Organizing books and materials used to be in the domain of professionally trained catalogers and indexers. Now, through Web 2.0, it is in the hands of everyday "folk." What are the implications of this trend for librarians? Also, for additional food for thought, go to your Delicious site and examine your list of tags. In your opinion, are these tags more or less helpful than traditional subject headings?
I believe that the implications of every people organizing information will be felt more online than in actual libraries. In a library there is still a librarian and people who are responsible for cataloging and organizing books and materials. I don't see that changing any time soon. The real impact of this is felt online where anyone can access sites such as Wikipedia and edit information. Information as well as software that can be edited and changed by anyone online could make a librarians job more difficult but could also offer more resources as well. Librarians will have to be familiar with these online places that are thriving in Web 2.0. Librarians will have to decide if sites like Wikipedia can be trusted to supply information to patrons.
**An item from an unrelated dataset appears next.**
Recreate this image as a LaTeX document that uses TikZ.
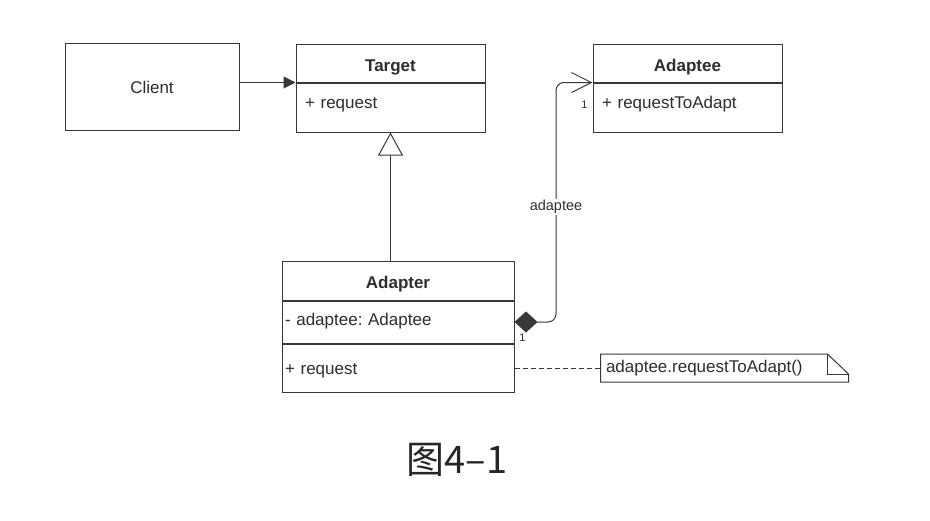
\documentclass[tikz,border=0pt]{standalone}
\usepackage{fontspec}
\setmainfont{Liberation Sans}
\newfontfamily\cjk{Noto Sans CJK SC}
\usetikzlibrary{arrows.meta, positioning, calc}
\frenchspacing

\tikzset{
  umlline/.style={draw=black!78, line width=1pt},
  umlbox/.style={umlline, inner sep=0pt, text=black!82, font=\fontsize{17}{20}\selectfont},
  classhead/.style={umlbox, minimum width=189pt, text height=27pt, text depth=11pt, font=\fontsize{17}{20}\selectfont\bfseries},
  classbody/.style={umlbox, minimum width=189pt, text width=171pt, align=left, text height=25pt, text depth=24pt},
  edgelabel/.style={fill=white, inner sep=1pt, text=black!82, font=\fontsize{14.5}{17}\selectfont},
  mult/.style={inner sep=0pt, text=black!82, font=\fontsize{11}{13}\selectfont}
}

\begin{document}
\begin{tikzpicture}[x=1pt, y=-1pt]
            % Fond blanc aux dimensions de l'image
            \fill[white] (0,0) rectangle (930,520);
            \useasboundingbox (0,0) rectangle (930,520);
            % Client
            \node[umlbox, minimum width=174pt, minimum height=87pt] (client) at (152,87) {Client};
            % Classe Target
            \node[classhead] (target) at (390.5,63) {Target};
            \node[classbody, below=0pt of target] (targetOps) {+ request};
            % Classe Adaptee
            \node[classhead] (adaptee) at (687.5,63) {Adaptee};
            \node[classbody, below=0pt of adaptee] (adapteeOps) {+ requestToAdapt};
            % Classe Adapter (3 compartiments)
            \node[classhead, minimum width=232pt, text height=27pt, text depth=12pt] (adapter) at (398,280.5) {Adapter};
            \node[classbody, below=0pt of adapter, minimum width=232pt, text width=226pt, text height=24pt, text depth=18pt] (adapterAttr) {- adaptee: Adaptee};
            \node[classbody, below=0pt of adapterAttr, minimum width=232pt, text width=226pt, text height=30pt, text depth=18pt] (adapterOps) {+ request};
            % Note, à droite de l'Adapter
            \node[umlbox, draw=none, anchor=west, minimum width=247pt, minimum height=27pt, text width=237pt, align=left] (note) at ($(adapterOps.east)+(86,0)$) {adaptee.requestToAdapt()};
            \draw[umlline] (note.north west) -- ([xshift=-21pt]note.north east) -- ([yshift=-20pt]note.north east) -- (note.south east) -- (note.south west) -- cycle;
            \draw[umlline] ([xshift=-21pt]note.north east) -- ([xshift=-21pt,yshift=-20pt]note.north east) -- ([yshift=-20pt]note.north east);
            % Client -> Target
            \draw[umlline, -{Triangle[length=12pt,width=12pt]}] (client.east |- target.south) -- (target.south west);
            % Héritage Adapter -> Target
            \draw[umlline, -{Triangle[open,length=23pt,width=25pt,fill=white]}] (target.south |- adapter.north) -- (targetOps.south);
            % Composition Adapter -> Adaptee
            \coordinate (bend) at (556,207);
            \draw[umlline, rounded corners=8pt, {Diamond[length=23pt,width=21pt]}-{Straight Barb[length=20pt,width=20pt]}] (adapterAttr.east) -| (bend) |- (adapteeOps.north west);
            \node[edgelabel] (roleLabel) at (bend) {adaptee};
            \node[mult] (multAdaptee) at ([xshift=-8pt,yshift=-22pt]adapteeOps.north west) {1};
            \node[mult] (multAdapter) at ([xshift=8pt,yshift=-16pt]adapterAttr.east) {1};
            % Lien vers la note
            \draw[umlline, dash pattern=on 5pt off 3pt] (adapterOps.east) -- (note.west);
            % Légende
            \node[text=black!85, font=\cjk\fontsize{38}{44}\selectfont] (caption) at (457,460) {图4–1};
        \end{tikzpicture}
\end{document}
On the flip side, Web 2.0 opens up possibilities of software and applications that may not have been available to everyone in the past. Although it will take some weeding through information and adapting I believe that librarians can use these everyday "folk" as an asset to their libraries and patrons.
I think the tags used on the delicious site are much more useful than a traditional subject heading. Traditional headings may only tell the one or two main ideas of something where multiple tags can easily and quickly tell you everything about what you are looking at. Tagging is basically subjects headings done in a more efficient manner.